To find information about any of the loaded modules, you can use the modinfo command. For example, you could type the following:

 #  modinfo snd-seq-oss   filename: /lib/modules/2.6.17-1.2630/kernel/sound/ core /seq/oss/snd-seq-oss.ko   author: Takashi Iwai <tiwai@suse.de>   description: OSS-compatible sequencer module   license: GPL   alias: sound-service-?-1   alias: sound-service-?-8   parmtype: seq_oss_debug:int   parm: seq_oss_debug:debug option   parmtype: maxqlen:int   parm: maxqlen:maximum queue length   vermagic: 2.6.17-1.2630_FC5 686 REGPARM 4KSTACKS gcc-4.1   depends: snd,snd-seq,snd-seq-midi-event,snd-seq-device  srcversion: 993A0EE5C290DE0307DC6F7

This output tells you the location of the module (filename), the author, and description, among other information. The output describes snd-seq-oss as an OSS-compatible sequencer module. You can use the -d option to list just the description, the -a option to see the author of the module or -n to see the object file representing the module. The author information often has the e-mail address of the driver's creator, so you can contact the author if you have problems or questions about it.

Loading Modules

You can load any module that has been compiled and installed (to the /lib/modules directory) into your running kernel using the modprobe command. The most common reasons for loading a module are that you want to use a feature temporarily (such as loading a module to support a special file system on a floppy you want to access) or to identify a module that will be used by a particular piece of hardware that could not be autodetected.
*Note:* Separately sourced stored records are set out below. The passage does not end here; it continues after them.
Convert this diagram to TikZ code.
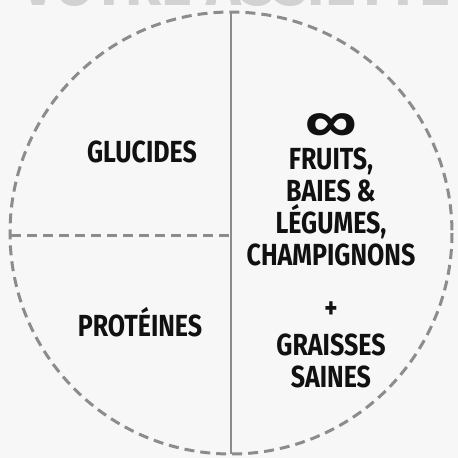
\documentclass[tikz,border=0pt]{standalone}
\usepackage{fontspec}
\setmainfont{Fira Sans}
\newfontfamily\condfont[FakeStretch=0.82]{Fira Sans Bold}
\newfontfamily\titlefont[FakeStretch=0.95]{Fira Sans Bold}
\newfontfamily\symfont[FakeStretch=1.15]{Fira Sans SemiBold}
\definecolor{bgc}{HTML}{F7F7F7}
\definecolor{linec}{HTML}{8C8C8C}
\definecolor{titlec}{HTML}{D2D2D2}
\definecolor{txtc}{HTML}{111111}
\begin{document}
\begin{tikzpicture}[x=1pt,y=-1pt,
  lbl/.style={font=\condfont\fontsize{30.5}{32}\selectfont, text=txtc, align=center, inner sep=0pt},
  dashline/.style={draw=linec, line width=3pt, dash pattern=on 10pt off 6pt},
  solidline/.style={draw=linec, line width=2.4pt}]
\useasboundingbox (0,0) rectangle (458,458);
\fill[bgc] (0,0) rectangle (458,458);
\clip (0,0) rectangle (458,458);
\node[font=\titlefont\fontsize{62}{62}\selectfont, text=titlec, anchor=base, inner sep=0pt] (title) at (236,5) {VOTRE ASSIETTE};
\coordinate (c) at (231,233);
\draw[dashline] (c) circle (221);
\coordinate (top) at (231,12);
\coordinate (bot) at (231,454);
\coordinate (left) at (11,235);
\coordinate (mid) at (231,235);
\draw[solidline] (top) -- (bot);
\draw[dashline] (left) -- (mid);
\node[lbl] (glu) at (142,152) {GLUCIDES};
\node[lbl] (pro) at (140,322) {PROTÉINES};
\node[font=\symfont\fontsize{50}{50}\selectfont, text=txtc, inner sep=0pt, text depth=0pt, text height=0.6em, anchor=base] (inf) at (331,140.5) {∞};
\node[lbl, anchor=north] (fruits) at (331,148) {FRUITS,\\BAIES \&\\LÉGUMES,\\CHAMPIGNONS};
\node[lbl] (plus) at (331,310) {+};
\node[lbl, anchor=north] (gr) at (331,334) {GRAISSES\\SAINES};
\end{tikzpicture}
\end{document}
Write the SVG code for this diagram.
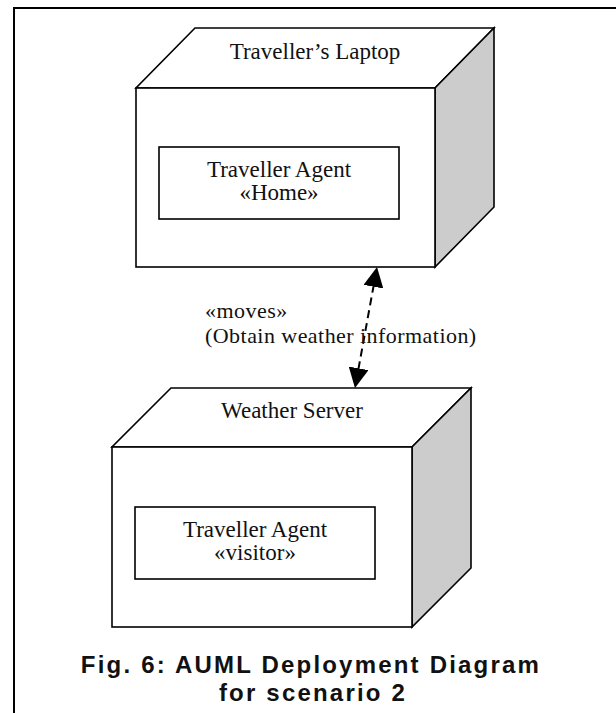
<svg xmlns="http://www.w3.org/2000/svg" width="616" height="713" viewBox="0 0 616 713">
  <style>
    .face { fill: #ffffff; stroke: #000000; stroke-width: 1.6; stroke-linejoin: miter; }
    .side { fill: #cccccc; stroke: #000000; stroke-width: 1.6; stroke-linejoin: miter; }
    .box { fill: #ffffff; stroke: #000000; stroke-width: 1.6; }
    .lbl { font-family: "Liberation Serif", "Times New Roman", serif; font-size: 23px; fill: #111111; }
    .note { font-family: "Liberation Serif", "Times New Roman", serif; font-size: 22px; letter-spacing: 0.45px; fill: #111111; }
    .mid { text-anchor: middle; }
    .cap { font-family: "Liberation Sans", Arial, sans-serif; font-size: 24px; font-weight: bold; fill: #111111; letter-spacing: 2.2px; text-anchor: middle; }
    .dep { fill: none; stroke: #000000; stroke-width: 2; stroke-dasharray: 8 5; }
  </style>
  <defs>
    <marker id="head" viewBox="0 0 20 20" refX="2" refY="10" markerWidth="20" markerHeight="20" markerUnits="userSpaceOnUse" orient="auto-start-reverse">
      <path d="M0,0 L20,10 L0,20 z" fill="#000000"/>
    </marker>
  </defs>

  <rect width="616" height="713" fill="#ffffff"/>

  <!-- figure frame (left and top edges) -->
  <path d="M14,713 L14,8 L616,8" fill="none" stroke="#000000" stroke-width="2"/>

  <!-- node: Traveller's Laptop -->
  <g id="laptop">
    <polygon class="face" points="195,28 494,28 435,88 136,88"/>
    <polygon class="side" points="435,88 494,28 494,207 435,267"/>
    <rect class="face" x="136" y="88" width="299" height="179"/>
    <text class="lbl mid" x="315" y="59">Traveller’s Laptop</text>
    <g id="laptop-agent">
      <rect class="box" x="159" y="147" width="240" height="72"/>
      <text class="lbl mid" x="279" y="177">Traveller Agent</text>
      <text class="lbl mid" x="279" y="200">«Home»</text>
    </g>
  </g>

  <!-- node: Weather Server -->
  <g id="weather-server">
    <polygon class="face" points="171,388 471,388 412,447 112,447"/>
    <polygon class="side" points="412,447 471,388 471,568 412,627"/>
    <rect class="face" x="112" y="447" width="300" height="180"/>
    <text class="lbl mid" x="292" y="418">Weather Server</text>
    <g id="server-agent">
      <rect class="box" x="135" y="507" width="240" height="72"/>
      <text class="lbl mid" x="255" y="537">Traveller Agent</text>
      <text class="lbl mid" x="255" y="560">«visitor»</text>
    </g>
  </g>

  <!-- connectors -->
  <g id="connectors">
    <path class="dep" d="M373.8,284.7 L358.2,370.3" marker-start="url(#head)" marker-end="url(#head)"/>
    <text class="note" x="205" y="318">«moves»</text>
    <text class="note" x="205" y="343">(Obtain weather information)</text>
  </g>

  <!-- caption -->
  <g id="caption">
    <text class="cap" x="311" y="673">Fig. 6: AUML Deployment Diagram</text>
    <text class="cap" x="313" y="701">for scenario 2</text>
  </g>
</svg>
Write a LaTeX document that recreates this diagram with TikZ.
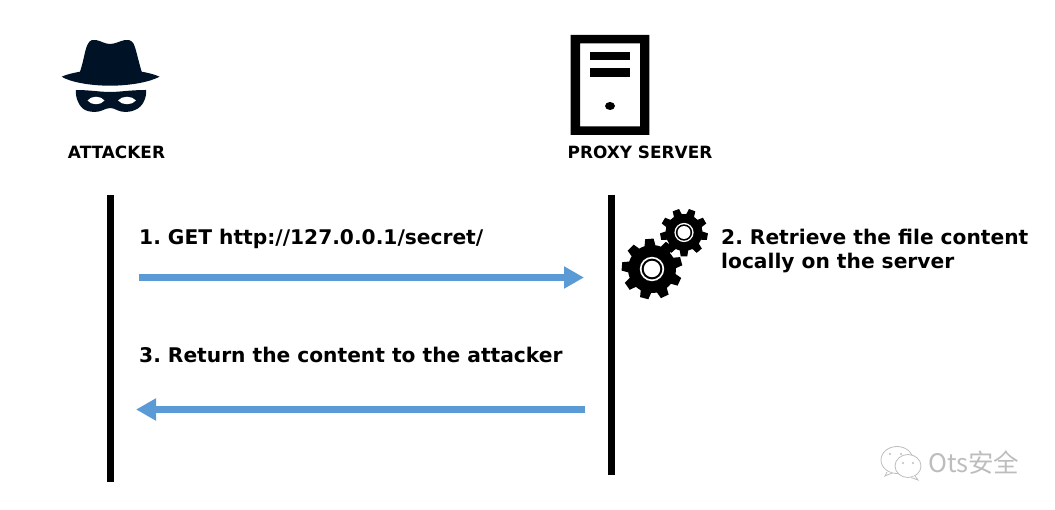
\documentclass[tikz,border=0pt]{standalone}
\usepackage{fontspec}
\setmainfont{DejaVu Sans}
\newfontfamily\cjkfont{Noto Sans CJK SC}
\usetikzlibrary{arrows.meta}
\definecolor{hatnavy}{HTML}{001226}
\definecolor{msgblue}{HTML}{5B9BD5}
\definecolor{markgray}{HTML}{BDBDBD}
\tikzset{
  lifeline/.style={line width=7pt},
  message/.style={msgblue,line width=7pt,-{Triangle[length=20pt,width=21pt]}},
  caption/.style={font=\fontsize{16.9}{20}\selectfont\bfseries,inner sep=0pt},
  msgtext/.style={font=\fontsize{20.2}{24}\selectfont\bfseries,inner sep=0pt,anchor=west,align=left},
  bubble/.style={draw=markgray,line width=.8pt,fill=white},
  pics/gearicon/.style n args={3}{code={
    \fill[black] ({#3-8}:#1)
      \foreach \k in {0,...,8} {
        -- ({#3+\k*40-8}:#1) -- ({#3+\k*40+8}:#1) -- ({#3+\k*40+13}:#2)
        arc[start angle={#3+\k*40+13},delta angle=14,radius=#2]
      } -- cycle;
    \fill[white] (0,0) circle[radius=.4*#1];
    \fill[black] (0,0) circle[radius=.34*#1];
    \fill[white] (0,0) circle[radius=.27*#1];
  }}
}
\begin{document}
\frenchspacing
\begin{tikzpicture}[x=1pt,y=-1pt]
\useasboundingbox (0,0) rectangle (1055,510);
%
% attacker icon
\fill[hatnavy] (61.7,76.7) .. controls (66,74.5) and (74,72.8) .. (80,71.7)
  .. controls (84,60) and (85,48) .. (88.3,43.3) .. controls (90,40) and (93,39.5) .. (96,40)
  .. controls (101,41) and (105,44) .. (110,44) .. controls (115,44) and (120,41) .. (125,40)
  .. controls (128,39.5) and (131,40) .. (133.3,43.3) .. controls (136,48) and (138,60) .. (141.7,71.7)
  .. controls (148,72.8) and (155,74.5) .. (159.5,76.7) .. controls (150,82) and (130,85.7) .. (110,85.7)
  .. controls (90,85.7) and (70,82) .. (61.7,76.7) -- cycle;
\fill[hatnavy] (76,90) .. controls (90,90) and (100,92) .. (110,92) .. controls (120,92) and (130,90) .. (146,90)
  .. controls (147,97) and (143,107) .. (135,110) .. controls (130,112.5) and (122,112.5) .. (118,110.5)
  .. controls (115,109) and (112.5,108) .. (110.5,108) .. controls (108,108) and (105,109) .. (102,110.5)
  .. controls (98,112.5) and (90,112.5) .. (85,110) .. controls (79,107) and (75,97) .. (76,90) -- cycle;
\fill[white] (87.5,100.5) .. controls (91,95.5) and (101,95.5) .. (104.5,100.5) .. controls (101,105.5) and (91,105.5) .. (87.5,100.5) -- cycle;
\fill[white] (118,100.5) .. controls (122,95.5) and (132,95.5) .. (136,100.5) .. controls (132,105.5) and (122,105.5) .. (118,100.5) -- cycle;
\node[caption] (attacker) at (116.5,152.5) {ATTACKER};
%
% server icon
\fill[black,even odd rule] (570.7,35) rectangle (649.3,135) (580,43.5) rectangle (640,126.5);
\fill[black] (590,51.7) rectangle (630,60.5);
\fill[black] (590,68.3) rectangle (630,77);
\fill[black] (610,106) ellipse[x radius=5,y radius=4];
\node[caption] (proxy) at (640,152.5) {PROXY SERVER};
%
% lifelines
\coordinate (attackerTop) at (110.5,195);
\coordinate (attackerEnd) at (110.5,482);
\coordinate (proxyTop) at (611.3,195);
\coordinate (proxyEnd) at (611.3,475);
\draw[lifeline] (attackerTop) -- (attackerEnd);
\draw[lifeline] (proxyTop) -- (proxyEnd);
%
% messages
\coordinate (getFrom) at (139,277.5);
\coordinate (getTo) at (584,277.5);
\coordinate (returnFrom) at (585,409.5);
\coordinate (returnTo) at (136,409.5);
\draw[message] (getFrom) -- (getTo);
\draw[message] (returnFrom) -- (returnTo);
\node[msgtext] (getText) at (139,238.5) {1. GET http://127.0.0.1/secret/};
\node[msgtext] (returnText) at (139,355) {3. Return the content to the attacker};
\node[msgtext] (retrieveText) at (721,251) {2. Retrieve the file content\\locally on the server};
%
% gears
\pic at (684,232.5) {gearicon={24}{18.5}{10}};
\pic at (652,269) {gearicon={30.5}{24}{-15}};
%
% watermark
\draw[bubble] (897,460) ellipse[x radius=16,y radius=13.5];
\draw[bubble] (887,472) -- (885,476) -- (892,473);
\draw[bubble] (908,466) ellipse[x radius=13,y radius=11.5];
\draw[bubble] (915,476) -- (918,480) -- (911,477.5);
\fill[markgray] (890,454) circle[radius=1.2] (901,454) circle[radius=1.2]
  (903,463) circle[radius=1.2] (913,463) circle[radius=1.2];
\node[inner sep=0pt,anchor=west,text=markgray,font=\fontsize{25.5}{30}\selectfont\cjkfont] (mark) at (928,463) {Ots安全};
\end{tikzpicture}
\end{document}
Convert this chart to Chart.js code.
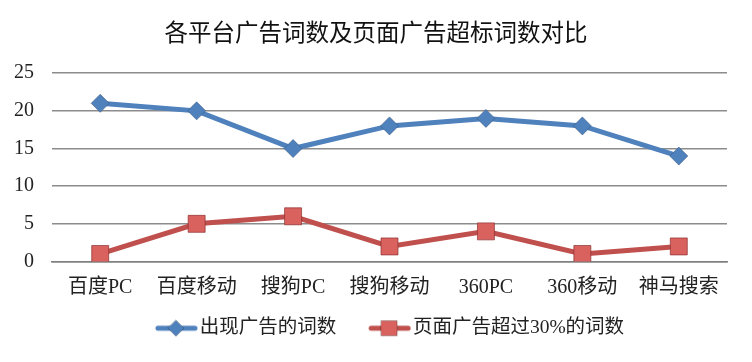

Here is an example of the modprobe command being used to load the parport module. The parport module provides the core functions to share parallel ports with multiple devices.

 #  modprobe parport

After parport is loaded you can load the parport_pc module to define the PC-style ports available through the interface. The parport_pc module lets you optionally define the addresses and IRQ numbers associated with each device sharing the parallel port. For example:

 #  modprobe parport_pc io=0x3bc irq=auto

In the previous example, a device is identified as having an address of 0x3bc. The IRQ for the device is autodetected.

The modprobe command loads modules temporarily. At the next system reboot, the modules you enter disappear. To permanently add the module to your system, add the modprobe command line to one of the start-up scripts that are run a boot time.

Note

An alternative to using modprobe is the insmod command. The advantage of using modprobe , however, is that insmod will only load the module you request, while modprobe will try to load other modules that the one you requested is dependent on.

Removing Modules

You can remove a module from a running kernel using the rmmod command. For example, to remove the module parport_pc from the current kernel, type the following:

 #  rmmod parport_pc

If the module is not currently busy, the parport_pc module is removed from the running kernel. (Instead of rmmod , you can use modprobe -r to remove the module, plus related modules.)